Okay, so the world is populated with many full-time working women. In our society, however, my wife does stand out because she has voluntary left the childcare and housework to me.
Let’s stop referring to her as “my wife” for she has a name; Gill. Gill tells me that she is sometimes the subject of disapproving looks or comments when she explains her domestic situation. Thankfully she has never experienced worse than that, but it is sad that a couple like us can’t make the choices we have without judgement.
There is another way to look at this. Although Gill makes enormous effort to attend school plays and so on, her work hours are very demanding. She isn’t able to get as involved with school life as she’d like. As regards our youngest’s nursery, she’s only visited it the once. Gill faces the economic reality usually faced by dads; she has to sacrifice time with her kids in their formative years to work and pay the bills.
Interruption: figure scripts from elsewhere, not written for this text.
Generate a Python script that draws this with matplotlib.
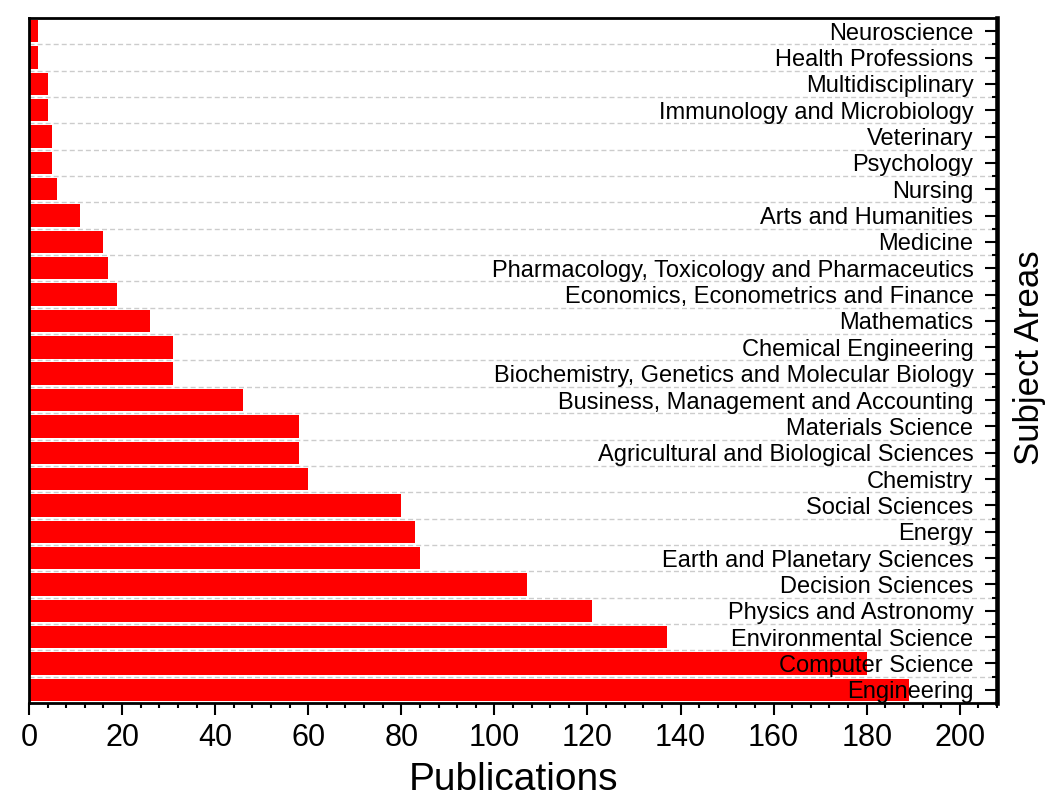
import matplotlib
matplotlib.use("Agg")
import matplotlib.pyplot as plt
from matplotlib.ticker import MultipleLocator, FixedLocator

plt.rcParams['font.family'] = ['Liberation Sans', 'DejaVu Sans']

categories = [
    "Neuroscience", "Health Professions", "Multidisciplinary",
    "Immunology and Microbiology", "Veterinary", "Psychology", "Nursing",
    "Arts and Humanities", "Medicine",
    "Pharmacology, Toxicology and Pharmaceutics",
    "Economics, Econometrics and Finance", "Mathematics",
    "Chemical Engineering", "Biochemistry, Genetics and Molecular Biology",
    "Business, Management and Accounting", "Materials Science",
    "Agricultural and Biological Sciences", "Chemistry", "Social Sciences",
    "Energy", "Earth and Planetary Sciences", "Decision Sciences",
    "Physics and Astronomy", "Environmental Science", "Computer Science",
    "Engineering",
]
publications = [2, 2, 4, 4, 5, 5, 6, 11, 16, 17, 19, 26, 31, 31, 46, 58, 58,
                60, 80, 83, 84, 107, 121, 137, 180, 189]
x_ticks = [0, 20, 40, 60, 80, 100, 120, 140, 160, 180, 200]

fig = plt.figure(figsize=(10.53, 8.05), dpi=100)
ax = fig.add_axes([29/1053, 1-703/805, (997-29)/1053, (703-18)/805])

n = len(categories)
ypos = list(range(n))[::-1]  # first category at top
ax.barh(ypos, publications, height=0.85, color='#FF0000', zorder=1)

ax.set_xlim(0, 208)
ax.set_ylim(-0.5, n - 0.5)

# dashed grid lines between bars
for b in range(n - 1):
    ax.axhline(b + 0.5, color='#cccccc', lw=1.0, ls=(0, (3.6, 2.2)), zorder=0.5)

ax.xaxis.set_major_locator(FixedLocator(x_ticks))
ax.xaxis.set_minor_locator(MultipleLocator(4))
ax.tick_params(axis='x', which='major', direction='out', length=8.6, width=1.5,
               labelsize=22, pad=6)
ax.tick_params(axis='x', which='minor', direction='out', length=3.6, width=1.5)

ax.yaxis.tick_right()
ax.set_yticks(ypos)
ax.set_yticklabels(categories)
ax.yaxis.set_minor_locator(FixedLocator([b + 0.5 for b in range(n - 1)]))
ax.tick_params(axis='y', which='major', direction='in', length=8.6, width=1.5,
               labelsize=17, pad=-17, right=True, left=False)
ax.tick_params(axis='y', which='minor', direction='in', length=3.6, width=1.5,
               right=True, left=False)
for lab in ax.get_yticklabels():
    lab.set_horizontalalignment('right')

for side in ['left', 'bottom', 'top']:
    ax.spines[side].set_linewidth(2)
ax.spines['right'].set_linewidth(3.3)

ax.set_xlabel("Publications", fontsize=28, va='top')
ax.xaxis.set_label_coords(0.5, -(762 - 703) / 685)
fig.text(1013/1053, 1 - 358/805, "Subject Areas", rotation=90, fontsize=25,
         ha='left', va='center')

fig.savefig("out.png", dpi=100)
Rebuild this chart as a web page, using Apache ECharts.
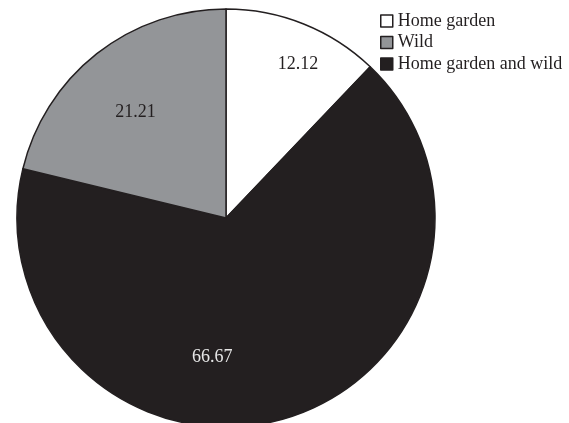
<!DOCTYPE html>
<html>
<head>
<meta charset="utf-8">
<script src="https://cdn.jsdelivr.net/npm/echarts@6/dist/echarts.min.js"></script>
<style>
html,body{margin:0;padding:0;background:#fff;}
#chart{width:569px;height:423px;}
</style>
</head>
<body>
<div id="chart"></div>
<script>
var categories = ['Home garden', 'Home garden and wild', 'Wild'];
var values = [12.12, 66.67, 21.21];
var legendOrder = ['Home garden', 'Wild', 'Home garden and wild'];
var colors = {'Home garden': '#ffffff', 'Wild': '#939598', 'Home garden and wild': '#231f20'};
var labelColors = {'Home garden': '#231f20', 'Wild': '#231f20', 'Home garden and wild': '#e6e6e6'};
var labelShift = {'Home garden': [32, -54], 'Home garden and wild': [-44, 36], 'Wild': [-24, -21]};

var chart = echarts.init(document.getElementById('chart'), null, {renderer: 'canvas'});
var seriesData = categories.map(function (c, i) {
  return {
    name: c,
    value: values[i],
    itemStyle: {color: colors[c]},
    label: {color: labelColors[c]}
  };
});
chart.setOption({
  animation: false,
  backgroundColor: '#ffffff',
  legend: {
    data: legendOrder,
    orient: 'vertical',
    left: 380,
    top: 12,
    padding: 0,
    itemWidth: 12,
    itemHeight: 12,
    itemGap: 3.5,
    icon: 'rect',
    itemStyle: {borderColor: '#231f20', borderWidth: 1.5},
    textStyle: {fontFamily: 'Liberation Serif', fontSize: 18, color: '#231f20', lineHeight: 18}
  },
  series: [{
    type: 'pie',
    center: [226, 218],
    radius: 209,
    startAngle: 90,
    clockwise: true,
    data: seriesData,
    itemStyle: {borderColor: '#231f20', borderWidth: 1.5},
    label: {
      show: true,
      position: 'inside',
      formatter: function (p) { return p.value.toFixed(2); },
      fontFamily: 'Liberation Serif',
      fontSize: 18
    },
    labelLine: {show: false},
    labelLayout: function (p) {
      var s = labelShift[categories[p.dataIndex]];
      return {dx: s[0], dy: s[1]};
    },
    emphasis: {disabled: true}
  }]
});
</script>
</body>
</html>
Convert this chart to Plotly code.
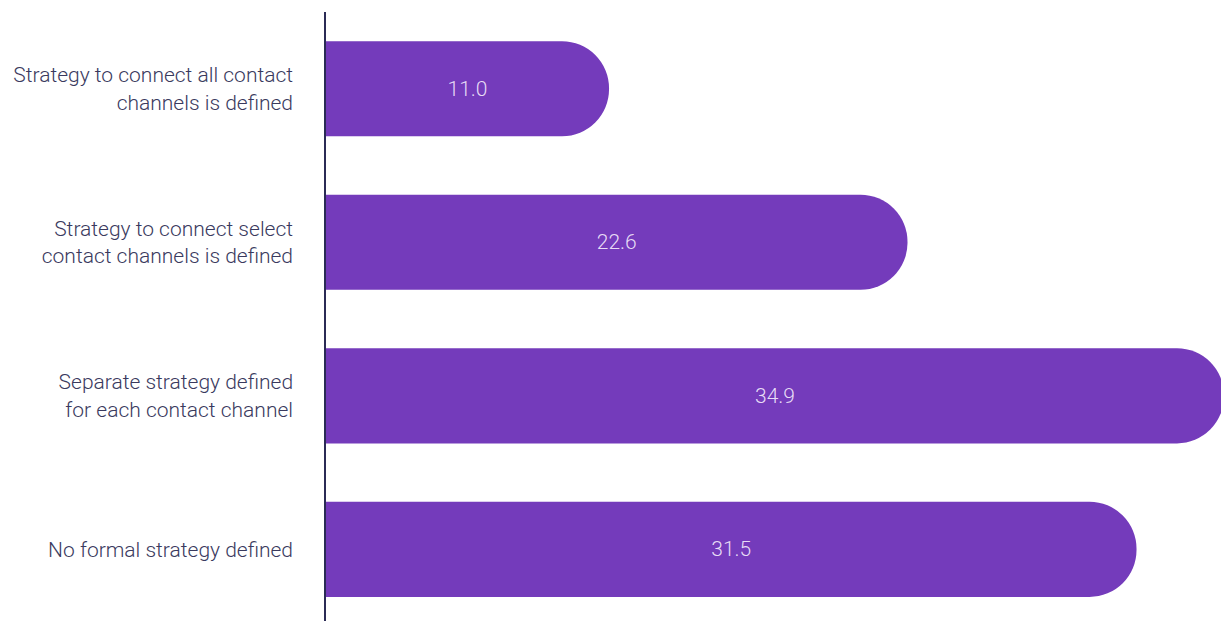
import plotly.graph_objects as go

categories = [
    "Strategy to connect all contact<br>channels is defined",
    "Strategy to connect select<br>contact channels is defined",
    "Separate strategy defined<br>for each contact channel",
    "No formal strategy defined",
]
values = [11.0, 22.6, 34.9, 31.5]
value_labels = ["11.0", "22.6", "34.9", "31.5"]

fig = go.Figure(
    go.Bar(
        x=values,
        y=categories,
        orientation="h",
        width=0.62,
        marker=dict(color="#743bbb", cornerradius="50%", line=dict(width=0)),
        text=value_labels,
        textposition="inside",
        insidetextanchor="middle",
        textangle=0,
        textfont=dict(family="Roboto", size=21, color="rgba(240,230,250,0.95)", weight=300),
        hoverinfo="skip",
    )
)

fig.update_layout(
    width=1221,
    height=613,
    margin=dict(l=318, r=5, t=4, b=0),
    paper_bgcolor="white",
    plot_bgcolor="white",
    showlegend=False,
    font=dict(family="Roboto", size=21, color="#3a3a5e", weight=300),
    xaxis=dict(
        range=[0, 34.9],
        visible=False,
        showgrid=False,
        zeroline=False,
        fixedrange=True,
    ),
    yaxis=dict(
        range=[3.467, -0.5],
        showgrid=False,
        zeroline=False,
        showline=True,
        linecolor="#2b2b55",
        linewidth=1.5,
        ticks="",
        ticklabelstandoff=27,
        tickfont=dict(family="Roboto", size=21, color="#3a3a5e", weight=300),
        fixedrange=True,
    ),
)

fig.write_html("out.html")
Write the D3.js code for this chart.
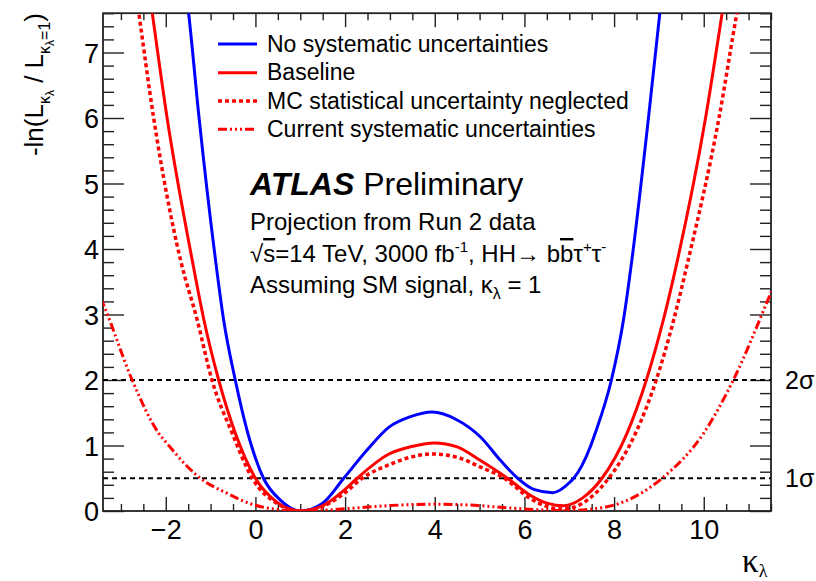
<!DOCTYPE html>
<html><head><meta charset="utf-8">
<script src="https://cdn.jsdelivr.net/npm/d3@7"></script>
<style>
body{margin:0;background:#fff}
text{font-family:"Liberation Sans",Arial,Helvetica,sans-serif;fill:#000}
</style></head>
<body><svg id="c" width="816" height="581"></svg>
<script>
// ---- data ----
const kNoSyst  = [-1.56,-1.49,-1.26,-0.89,-0.71,-0.45,-0.19,0.18,0.55,1.0,1.5,1.97,2.49,2.98,3.46,3.94,4.5,5.02,5.47,5.85,6.21,6.63,7.03,7.1,7.47,7.58,7.94,8.21,8.40,8.77,9.02,9.08];
const vNoSyst  = [8.0,7.6,6.02,3.83,2.92,2.0,1.24,0.5,0.17,0.0,0.12,0.5,0.93,1.28,1.44,1.51,1.39,1.13,0.77,0.5,0.33,0.28,0.45,0.5,0.98,1.19,2.0,2.92,3.85,6.02,7.6,8.0];

const kBaseline = [-2.38,-2.30,-1.97,-1.41,-1.15,-0.82,-0.45,0.0,0.47,1.0,1.5,2.0,2.27,2.98,3.46,3.99,4.5,5.02,5.62,6.13,6.5,6.88,7.3,7.73,8.29,8.72,9.1,9.42,10.04,10.41,10.5];
const vBaseline = [8.0,7.6,6.0,3.83,2.92,2.0,1.19,0.5,0.14,0.0,0.08,0.33,0.5,0.87,0.98,1.04,0.98,0.77,0.5,0.24,0.12,0.08,0.2,0.5,1.19,2.0,2.92,3.85,6.0,7.6,8.0];

const kMCneg = [-2.68,-2.60,-2.27,-1.67,-1.30,-0.97,-0.52,-0.07,0.45,1.0,1.5,2.0,2.38,2.96,3.45,3.94,4.5,5.02,5.55,6.13,6.5,6.88,7.3,7.88,8.48,8.94,9.33,9.66,10.34,10.74,10.85];
const vMCneg = [8.0,7.6,6.0,3.83,2.92,2.0,1.19,0.5,0.13,0.0,0.07,0.28,0.5,0.70,0.82,0.87,0.82,0.67,0.5,0.19,0.07,0.03,0.12,0.5,1.19,2.0,2.92,3.85,6.0,7.6,8.0];

const kCurrent = [-3.45,-3.37,-2.75,-2.16,-1.97,-1.52,-1.23,-0.63,-0.11,0.4,1.0,1.7,2.5,3.2,4.0,4.8,5.6,6.3,6.9,7.5,8.0,9.07,10.0,10.66,11.49,11.6];
const vCurrent = [3.25,3.12,2.0,1.19,1.03,0.68,0.5,0.27,0.11,0.03,0.0,0.02,0.06,0.09,0.105,0.09,0.05,0.02,0.005,0.03,0.09,0.5,1.19,2.0,3.32,3.5];

const xMajor = [-2,0,2,4,6,8,10];
const yMajor = [0,1,2,3,4,5,6,7];
const sigmaLevels = [2.0, 0.5];
const sigmaLabels = ["2σ","1σ"];
const legendLabels = ["No systematic uncertainties","Baseline","MC statistical uncertainty neglected","Current systematic uncertainties"];

// ---- layout ----
const svg = d3.select("#c");
const L=103, R=771, T=13.2, B=511;
const x = d3.scaleLinear().domain([-3.4,11.5]).range([L,R]);
const y = d3.scaleLinear().domain([0,7.6]).range([B,T]);
const xMinor = d3.range(-3,11.51,0.5).filter(v=>!xMajor.includes(v));
const yMinor = d3.range(0,7.61,0.2).map(v=>+v.toFixed(1)).filter(v=>!yMajor.includes(v));

svg.append("defs").append("clipPath").attr("id","clip")
  .append("rect").attr("x",L).attr("y",T).attr("width",R-L).attr("height",B-T);

function styleAxis(g){ g.select(".domain").remove(); g.selectAll("line").attr("stroke","#222").attr("stroke-width",1.4); }

// bottom
svg.append("g").attr("transform",`translate(0,${B})`)
  .call(d3.axisBottom(x).tickValues(xMajor).tickSize(-14).tickPadding(9))
  .call(styleAxis).selectAll("text").attr("font-size",27);
svg.append("g").attr("transform",`translate(0,${B})`)
  .call(d3.axisBottom(x).tickValues(xMinor).tickSize(-7).tickFormat("")).call(styleAxis);
// top
svg.append("g").attr("transform",`translate(0,${T})`)
  .call(d3.axisTop(x).tickValues(xMajor).tickSize(-14).tickFormat("")).call(styleAxis);
svg.append("g").attr("transform",`translate(0,${T})`)
  .call(d3.axisTop(x).tickValues(xMinor).tickSize(-7).tickFormat("")).call(styleAxis);
// left
svg.append("g").attr("transform",`translate(${L},0)`)
  .call(d3.axisLeft(y).tickValues(yMajor).tickSize(-21).tickPadding(4).tickFormat(d3.format("d")))
  .call(styleAxis).selectAll("text").attr("font-size",27).attr("dy","0.36em");
svg.append("g").attr("transform",`translate(${L},0)`)
  .call(d3.axisLeft(y).tickValues(yMinor).tickSize(-11).tickFormat("")).call(styleAxis);
// right
svg.append("g").attr("transform",`translate(${R},0)`)
  .call(d3.axisRight(y).tickValues(yMajor).tickSize(-21).tickFormat("")).call(styleAxis);
svg.append("g").attr("transform",`translate(${R},0)`)
  .call(d3.axisRight(y).tickValues(yMinor).tickSize(-11).tickFormat("")).call(styleAxis);

// frame
svg.append("rect").attr("x",L).attr("y",T).attr("width",R-L).attr("height",B-T)
  .attr("fill","none").attr("stroke","#222").attr("stroke-width",1.8);

// sigma lines
svg.selectAll(".sig").data(sigmaLevels).enter().append("line")
  .attr("x1",L).attr("x2",R).attr("y1",d=>y(d)).attr("y2",d=>y(d))
  .attr("stroke","#000").attr("stroke-width",2).attr("stroke-dasharray","5 4");
svg.selectAll(".sigl").data(sigmaLevels).enter().append("text")
  .attr("x",785).attr("y",d=>y(d)+9).attr("font-size",25).text((d,i)=>sigmaLabels[i]);

// curves
const series = [
  {k:kNoSyst, v:vNoSyst, color:"#0000ff", dash:null, w:3},
  {k:kBaseline, v:vBaseline, color:"#ff0000", dash:null, w:3},
  {k:kMCneg, v:vMCneg, color:"#ff0000", dash:"4 3", w:3.5},
  {k:kCurrent, v:vCurrent, color:"#ff0000", dash:"9 3 2 3 2 3 2 3", w:3}
];
const line = d3.line().x(d=>x(d[0])).y(d=>y(d[1])).curve(d3.curveMonotoneX);
const cg = svg.append("g").attr("clip-path","url(#clip)");
series.forEach(s=>{
  cg.append("path").attr("d",line(s.k.map((k,i)=>[k,s.v[i]])))
    .attr("fill","none").attr("stroke",s.color).attr("stroke-width",s.w)
    .attr("stroke-dasharray",s.dash);
});

// legend
const legY = [44,72.7,101,129.3];
series.forEach((s,i)=>{
  svg.append("line").attr("x1",218).attr("x2",257).attr("y1",legY[i]).attr("y2",legY[i])
    .attr("stroke",s.color).attr("stroke-width",s.w).attr("stroke-dasharray",s.dash);
  svg.append("text").attr("x",267).attr("y",legY[i]+7.5).attr("font-size",23).text(legendLabels[i]);
});

// ATLAS text block
const t1 = svg.append("text").attr("x",250).attr("y",195).attr("font-size",32);
t1.append("tspan").attr("font-weight","bold").attr("font-style","italic").text("ATLAS");
t1.append("tspan").text(" Preliminary");
svg.append("text").attr("x",250).attr("y",230).attr("font-size",24).text("Projection from Run 2 data");
const t3 = svg.append("text").attr("x",250).attr("y",262).attr("font-size",24);
t3.append("tspan").text("√");
t3.append("tspan").attr("text-decoration","overline").text("s");
t3.append("tspan").text("=14 TeV, 3000 fb");
t3.append("tspan").attr("font-size",15).attr("dy",-10).text("-1");
t3.append("tspan").attr("dy",10).text(", HH→ b");
t3.append("tspan").attr("text-decoration","overline").text("b");
t3.append("tspan").text("τ");
t3.append("tspan").attr("font-size",15).attr("dy",-10).text("+");
t3.append("tspan").attr("dy",10).text("τ");
t3.append("tspan").attr("font-size",15).attr("dy",-10).text("-");
const t4 = svg.append("text").attr("x",250).attr("y",293).attr("font-size",24);
t4.append("tspan").text("Assuming SM signal, κ");
t4.append("tspan").attr("font-size",16).attr("dy",6).text("λ");
t4.append("tspan").attr("dy",-6).text(" = 1");

// y-axis title
const yt = svg.append("text").attr("transform","translate(43,13) rotate(-90)")
  .attr("text-anchor","end").attr("font-size",26);
yt.append("tspan").text("-ln(L");
yt.append("tspan").attr("font-size",16).attr("dy",7).text("κ");
yt.append("tspan").attr("font-size",12).attr("dy",4).text("λ");
yt.append("tspan").attr("dy",-11).text(" / L");
yt.append("tspan").attr("font-size",16).attr("dy",7).text("κ");
yt.append("tspan").attr("font-size",12).attr("dy",4).text("λ");
yt.append("tspan").attr("font-size",16).attr("dy",-4).text("=1");
yt.append("tspan").attr("dy",-7).text(")");

// x-axis title
const xt = svg.append("text").attr("x",742).attr("y",572).attr("font-size",33)
  .style("font-family","'Liberation Serif',serif");
xt.append("tspan").text("κ");
xt.append("tspan").attr("font-size",18).attr("dy",5).text("λ");
</script></body></html>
On the one hand I know Gill is comfortable with this scenario. She is quite open about the fact she feels she’d struggle if expected to be a stay at home mum. As I’ve said before, I think she’s underselling herself but that’s the way she feels.
On the other hand, it’s not unheard of for Gill to walk through the front door an hour after I’ve put the toddler to bed and just as I’m getting the eldest into her pyjamas. When she makes it home before the children are in bed, the look on her face is priceless. She lights up and relaxes, no matter how tough the day has been. On those occasions I can tell just how big a sacrifice she is making.
For all I rant on about the issues I face as a stay at home father, it’s only right and proper I acknowledge just how much my amazing wife is sacrificing too. Her role may be atypical, but she does a huge amount for the family.